EspañolWhat began as rumors of state meddling in the food-distribution market in Venezuela were finally confirmed on Monday. The Nicolás Maduro government is compelling the country’s food producers to send up to 100 percent of their output to state-owned distribution centers and stores, in an attempt to solve the nation’s shortage problems.
This according to Pablo Baraybar, president of the Venezuelan Food Industry Chamber (CAVIDEA), who explained that the National Agro-Food Superintendency — a governmental entity in charge of managing food distribution in the country — has ordered affiliated firms to send the majority of their products to PDVAL, MERCAL, Bicentenario supermarkets, and other establishments of the state-run network.
In Venezuela, the national government manages the distribution of food. It’s the executive, through the ministries, who decides which stores in what part of the country will get the products.
Baraybar, however, believes the measure will make the scarcity problem even worse. He claims the network of private supermarkets has 15 times more establishments than the state: 113,000 private stores all over the country versus 7,245 that are state run. This means the government plans to give most of the food to the smaller sector of the national distribution network.
The expropriation of private firms in Venezuela first began over 10 years ago, and 230 food companies are now in the hands of the state. However, the private sector still produces 80 percent of the food sold through the state network.
“If all the expropriated industries were operating at full capacity, we would be able to provide the state network without having to reduce the supply to the private sector,” Baraybar said.
The CAVIDEA president warns that this new policy will not solve the shortage problem, nor will it help curb the so-called bachaqueo — the resale of products at a substantial markup in the black market.
“Diverting production [to the state network] is not the answer. CAVIDEA has always proposed that the solution is to increase production,” Baraybar said. “Sixty-seven percent of the bachaqueo occurs in large [distribution] channels, be it public or private. The more production is diverted, the more we are enabling the bachaqueo.”
On Wednesday, July 22, Food Minister Carlos Osorio denied Baraybar’s claims that the government is rerouting food to favor the state’s distribution centers. According to Osorio, the Food Ministry merely seeks a “balanced distribution” of products.
Venezuela’s Inflation Spiraling Out of Control
According to a survey conducted by the Venezuelan consulting firm Datanálisis in June, scarcity in the state-distribution network has reached a staggering 80 percent in at least one store, MERCAL (Mercados de Alimentos, C.A.).
In May, 60.7 percent of basic foodstuffs in Caracas were afflicted by shortages, and this week, the South American country woke up to the news that the cost of a basic basket of goods rose to 54,204 Bs. — eight times the federal minimum wage.
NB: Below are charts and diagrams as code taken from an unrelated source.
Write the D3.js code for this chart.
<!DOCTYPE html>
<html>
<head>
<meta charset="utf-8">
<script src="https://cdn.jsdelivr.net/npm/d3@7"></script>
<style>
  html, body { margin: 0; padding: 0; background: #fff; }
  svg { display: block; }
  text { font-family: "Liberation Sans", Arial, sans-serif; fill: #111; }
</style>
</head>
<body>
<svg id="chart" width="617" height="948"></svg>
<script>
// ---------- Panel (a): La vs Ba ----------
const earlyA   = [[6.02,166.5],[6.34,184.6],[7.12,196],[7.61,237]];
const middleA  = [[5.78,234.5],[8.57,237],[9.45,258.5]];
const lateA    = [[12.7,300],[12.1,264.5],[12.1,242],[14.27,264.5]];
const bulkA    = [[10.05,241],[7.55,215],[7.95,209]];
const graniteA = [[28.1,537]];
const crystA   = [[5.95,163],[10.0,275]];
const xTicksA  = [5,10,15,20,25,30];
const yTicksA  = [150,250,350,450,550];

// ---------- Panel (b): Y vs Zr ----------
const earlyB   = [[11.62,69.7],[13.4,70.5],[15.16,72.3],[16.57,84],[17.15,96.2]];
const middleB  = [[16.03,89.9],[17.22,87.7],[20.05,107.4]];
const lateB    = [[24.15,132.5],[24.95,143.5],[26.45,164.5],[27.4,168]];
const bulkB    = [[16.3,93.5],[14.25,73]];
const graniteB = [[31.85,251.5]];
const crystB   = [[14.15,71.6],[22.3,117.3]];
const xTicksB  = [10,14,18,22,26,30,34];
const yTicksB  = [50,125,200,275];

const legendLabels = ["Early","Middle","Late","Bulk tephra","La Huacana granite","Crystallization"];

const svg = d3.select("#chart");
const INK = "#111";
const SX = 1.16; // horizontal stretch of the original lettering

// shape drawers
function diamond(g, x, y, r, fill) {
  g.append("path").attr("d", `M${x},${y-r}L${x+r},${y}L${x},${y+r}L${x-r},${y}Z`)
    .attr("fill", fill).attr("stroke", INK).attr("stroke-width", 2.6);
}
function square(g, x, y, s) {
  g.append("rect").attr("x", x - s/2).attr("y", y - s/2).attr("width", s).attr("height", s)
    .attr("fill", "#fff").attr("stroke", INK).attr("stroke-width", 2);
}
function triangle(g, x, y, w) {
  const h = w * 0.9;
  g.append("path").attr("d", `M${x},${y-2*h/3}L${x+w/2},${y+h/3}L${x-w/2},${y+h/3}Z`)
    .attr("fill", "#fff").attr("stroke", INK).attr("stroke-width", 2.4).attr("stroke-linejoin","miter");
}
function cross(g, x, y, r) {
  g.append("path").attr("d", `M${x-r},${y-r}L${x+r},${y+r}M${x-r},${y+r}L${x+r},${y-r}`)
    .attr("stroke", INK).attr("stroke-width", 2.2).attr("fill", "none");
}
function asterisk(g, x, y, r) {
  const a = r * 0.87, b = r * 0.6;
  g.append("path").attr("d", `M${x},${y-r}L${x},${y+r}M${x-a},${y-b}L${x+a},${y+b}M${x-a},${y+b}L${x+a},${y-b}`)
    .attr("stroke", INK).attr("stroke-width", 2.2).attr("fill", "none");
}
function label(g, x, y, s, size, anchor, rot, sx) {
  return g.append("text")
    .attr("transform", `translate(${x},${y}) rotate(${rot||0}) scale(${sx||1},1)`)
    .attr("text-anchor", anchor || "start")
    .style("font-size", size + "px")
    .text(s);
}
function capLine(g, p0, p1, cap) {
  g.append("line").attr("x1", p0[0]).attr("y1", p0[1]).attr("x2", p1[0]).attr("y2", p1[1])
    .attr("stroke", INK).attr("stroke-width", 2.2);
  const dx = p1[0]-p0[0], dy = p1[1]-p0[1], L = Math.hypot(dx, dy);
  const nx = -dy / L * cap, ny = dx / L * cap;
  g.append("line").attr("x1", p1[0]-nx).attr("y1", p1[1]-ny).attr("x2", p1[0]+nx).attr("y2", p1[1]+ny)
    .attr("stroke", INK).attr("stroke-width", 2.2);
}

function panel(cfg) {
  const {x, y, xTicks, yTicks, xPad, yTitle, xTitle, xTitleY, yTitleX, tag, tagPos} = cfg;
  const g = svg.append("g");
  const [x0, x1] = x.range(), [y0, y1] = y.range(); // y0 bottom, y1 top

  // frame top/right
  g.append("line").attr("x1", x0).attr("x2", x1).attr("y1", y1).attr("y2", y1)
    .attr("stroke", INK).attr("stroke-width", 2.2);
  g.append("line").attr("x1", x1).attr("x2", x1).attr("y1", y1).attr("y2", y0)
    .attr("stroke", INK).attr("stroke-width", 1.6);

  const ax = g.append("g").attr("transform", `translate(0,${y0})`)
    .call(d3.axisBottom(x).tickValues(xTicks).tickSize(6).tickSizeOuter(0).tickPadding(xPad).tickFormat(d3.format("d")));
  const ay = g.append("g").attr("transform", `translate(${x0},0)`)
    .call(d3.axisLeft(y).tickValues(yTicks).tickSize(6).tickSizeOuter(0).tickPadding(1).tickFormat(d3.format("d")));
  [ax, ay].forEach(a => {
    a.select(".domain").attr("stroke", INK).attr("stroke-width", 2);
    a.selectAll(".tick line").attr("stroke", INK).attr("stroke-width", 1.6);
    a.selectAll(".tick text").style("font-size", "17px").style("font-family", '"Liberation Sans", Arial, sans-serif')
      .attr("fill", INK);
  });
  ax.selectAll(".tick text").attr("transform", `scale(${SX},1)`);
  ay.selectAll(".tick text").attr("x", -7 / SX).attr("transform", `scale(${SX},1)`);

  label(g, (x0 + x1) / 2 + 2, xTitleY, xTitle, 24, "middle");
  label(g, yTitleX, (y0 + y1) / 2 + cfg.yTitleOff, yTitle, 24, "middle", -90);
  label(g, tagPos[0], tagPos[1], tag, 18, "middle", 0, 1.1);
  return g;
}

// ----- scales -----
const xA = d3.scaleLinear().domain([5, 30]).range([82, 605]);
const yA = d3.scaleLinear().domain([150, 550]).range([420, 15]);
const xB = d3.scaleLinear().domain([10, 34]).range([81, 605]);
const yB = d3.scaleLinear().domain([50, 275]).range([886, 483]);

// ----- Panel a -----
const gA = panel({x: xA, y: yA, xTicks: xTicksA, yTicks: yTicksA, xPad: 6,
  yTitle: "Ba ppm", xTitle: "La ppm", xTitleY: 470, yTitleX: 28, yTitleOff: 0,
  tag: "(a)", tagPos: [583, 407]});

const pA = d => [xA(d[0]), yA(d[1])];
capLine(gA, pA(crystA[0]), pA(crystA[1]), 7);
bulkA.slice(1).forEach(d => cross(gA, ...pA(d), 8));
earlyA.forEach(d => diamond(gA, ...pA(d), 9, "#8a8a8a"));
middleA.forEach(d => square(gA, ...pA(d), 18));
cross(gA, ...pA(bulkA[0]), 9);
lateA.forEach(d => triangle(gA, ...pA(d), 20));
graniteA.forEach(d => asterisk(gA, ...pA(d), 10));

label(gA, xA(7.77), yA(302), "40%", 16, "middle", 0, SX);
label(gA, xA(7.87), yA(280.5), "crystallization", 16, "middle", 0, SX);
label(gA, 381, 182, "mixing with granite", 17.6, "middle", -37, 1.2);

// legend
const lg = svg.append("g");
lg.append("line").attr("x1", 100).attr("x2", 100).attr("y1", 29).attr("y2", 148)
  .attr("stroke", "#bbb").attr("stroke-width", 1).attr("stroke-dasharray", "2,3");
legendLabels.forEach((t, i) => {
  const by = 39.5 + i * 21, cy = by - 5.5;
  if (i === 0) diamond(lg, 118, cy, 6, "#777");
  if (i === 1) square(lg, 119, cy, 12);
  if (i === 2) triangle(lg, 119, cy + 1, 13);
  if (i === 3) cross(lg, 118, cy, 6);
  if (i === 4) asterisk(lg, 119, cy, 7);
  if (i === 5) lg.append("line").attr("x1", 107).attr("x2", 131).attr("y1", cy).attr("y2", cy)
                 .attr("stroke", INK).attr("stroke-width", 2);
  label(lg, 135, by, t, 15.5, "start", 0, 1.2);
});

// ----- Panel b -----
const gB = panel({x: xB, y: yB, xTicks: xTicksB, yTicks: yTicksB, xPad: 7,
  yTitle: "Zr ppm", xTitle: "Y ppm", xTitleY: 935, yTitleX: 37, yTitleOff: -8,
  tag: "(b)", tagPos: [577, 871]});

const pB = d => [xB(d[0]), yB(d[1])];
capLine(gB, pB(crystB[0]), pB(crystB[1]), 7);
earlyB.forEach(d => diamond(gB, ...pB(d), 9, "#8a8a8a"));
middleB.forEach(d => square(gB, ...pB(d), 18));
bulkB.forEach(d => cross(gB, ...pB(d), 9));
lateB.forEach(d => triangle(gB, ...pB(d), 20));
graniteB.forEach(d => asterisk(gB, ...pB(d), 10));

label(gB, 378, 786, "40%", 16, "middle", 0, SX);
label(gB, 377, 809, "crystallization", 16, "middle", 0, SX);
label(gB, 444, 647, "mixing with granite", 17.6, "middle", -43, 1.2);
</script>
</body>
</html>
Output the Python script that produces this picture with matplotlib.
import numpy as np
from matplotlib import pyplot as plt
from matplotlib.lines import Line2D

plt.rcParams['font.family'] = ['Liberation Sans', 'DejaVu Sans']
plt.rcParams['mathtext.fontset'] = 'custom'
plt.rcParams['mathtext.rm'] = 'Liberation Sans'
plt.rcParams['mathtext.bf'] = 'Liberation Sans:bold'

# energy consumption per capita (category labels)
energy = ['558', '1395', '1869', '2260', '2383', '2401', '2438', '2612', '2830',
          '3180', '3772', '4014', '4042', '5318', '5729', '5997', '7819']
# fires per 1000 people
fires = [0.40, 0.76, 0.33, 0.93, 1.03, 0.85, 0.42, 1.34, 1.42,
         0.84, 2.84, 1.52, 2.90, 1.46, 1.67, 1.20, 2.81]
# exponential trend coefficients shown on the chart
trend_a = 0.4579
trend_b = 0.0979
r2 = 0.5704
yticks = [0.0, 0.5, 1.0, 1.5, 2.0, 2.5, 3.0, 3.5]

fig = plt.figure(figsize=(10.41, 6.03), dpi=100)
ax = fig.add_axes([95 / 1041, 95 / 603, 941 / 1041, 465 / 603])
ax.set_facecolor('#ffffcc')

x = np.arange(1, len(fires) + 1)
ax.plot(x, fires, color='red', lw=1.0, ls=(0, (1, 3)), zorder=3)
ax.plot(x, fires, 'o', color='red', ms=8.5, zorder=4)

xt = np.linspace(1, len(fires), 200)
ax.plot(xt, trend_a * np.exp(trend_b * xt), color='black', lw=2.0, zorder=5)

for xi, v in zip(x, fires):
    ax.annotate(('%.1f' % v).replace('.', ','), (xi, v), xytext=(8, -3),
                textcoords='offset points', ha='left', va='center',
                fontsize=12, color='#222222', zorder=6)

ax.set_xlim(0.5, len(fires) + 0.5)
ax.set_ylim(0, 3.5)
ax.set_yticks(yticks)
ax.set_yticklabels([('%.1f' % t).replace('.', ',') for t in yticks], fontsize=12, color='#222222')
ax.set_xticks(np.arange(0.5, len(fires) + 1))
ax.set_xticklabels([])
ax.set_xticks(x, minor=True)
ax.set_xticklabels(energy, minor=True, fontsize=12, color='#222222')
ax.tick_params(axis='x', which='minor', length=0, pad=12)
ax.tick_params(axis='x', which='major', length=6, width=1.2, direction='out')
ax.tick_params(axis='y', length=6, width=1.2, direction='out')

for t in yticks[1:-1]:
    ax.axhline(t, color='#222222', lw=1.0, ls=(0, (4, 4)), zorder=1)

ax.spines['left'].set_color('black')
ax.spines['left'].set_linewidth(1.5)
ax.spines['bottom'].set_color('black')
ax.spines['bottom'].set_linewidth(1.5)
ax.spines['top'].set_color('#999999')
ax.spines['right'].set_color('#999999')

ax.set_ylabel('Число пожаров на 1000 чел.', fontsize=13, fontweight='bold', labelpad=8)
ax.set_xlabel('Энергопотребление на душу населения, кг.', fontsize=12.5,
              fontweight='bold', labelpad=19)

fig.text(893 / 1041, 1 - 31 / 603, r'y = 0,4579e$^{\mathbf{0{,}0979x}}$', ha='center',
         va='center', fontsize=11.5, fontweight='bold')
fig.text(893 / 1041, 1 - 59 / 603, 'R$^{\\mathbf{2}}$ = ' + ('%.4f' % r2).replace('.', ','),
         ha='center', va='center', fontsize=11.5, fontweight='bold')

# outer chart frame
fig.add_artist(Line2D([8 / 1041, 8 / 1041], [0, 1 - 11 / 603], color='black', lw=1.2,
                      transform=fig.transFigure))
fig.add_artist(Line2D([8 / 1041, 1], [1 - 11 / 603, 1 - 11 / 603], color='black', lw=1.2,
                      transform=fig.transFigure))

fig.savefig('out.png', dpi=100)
The few products that Venezuelans can get their hands on have increased in price by roughly 27 percent in a single month. The Documentation Center for Social Analysis (Cendas-FVM) called the price spike in May a “historical increase … that could signal the beginning of hyperinflation.”
Government Doubles Down on “Economic War” Rhetoric
Even though the national government controls the production, distribution, and sale of goods in Venezuela, President Maduro says the private sector’s “economic war” is to blame for the country’s crisis.
The Venezuelan government has also instituted strict currency controls since 2003, leaving many firms without the US dollars necessary to pay for imports. Baraybar says production plants in the food industry are grinding to a halt over the government’s delay in assigning foreign-currency quotas. The sector’s debt with foreign suppliers has reached US$1.4 billion, he claims.
Venezuela’s largest business union, Fedecámaras, says the country’s the private sector has become highly dysfunctional as a result of state intervention.
“The vast majority of businesses have serious inventory problems and do not have the capacity to refill their supplies, because they cannot sell and earn adequate profits,” said Francisco Martínez, head of Fedecámaras.
Martínez also stressed the importance of eliminating stifling regulations, such as the Fair Prices Law that limits profits to 30 percent above costs, which he calls “an infringement on [constitutional] economic liberties.”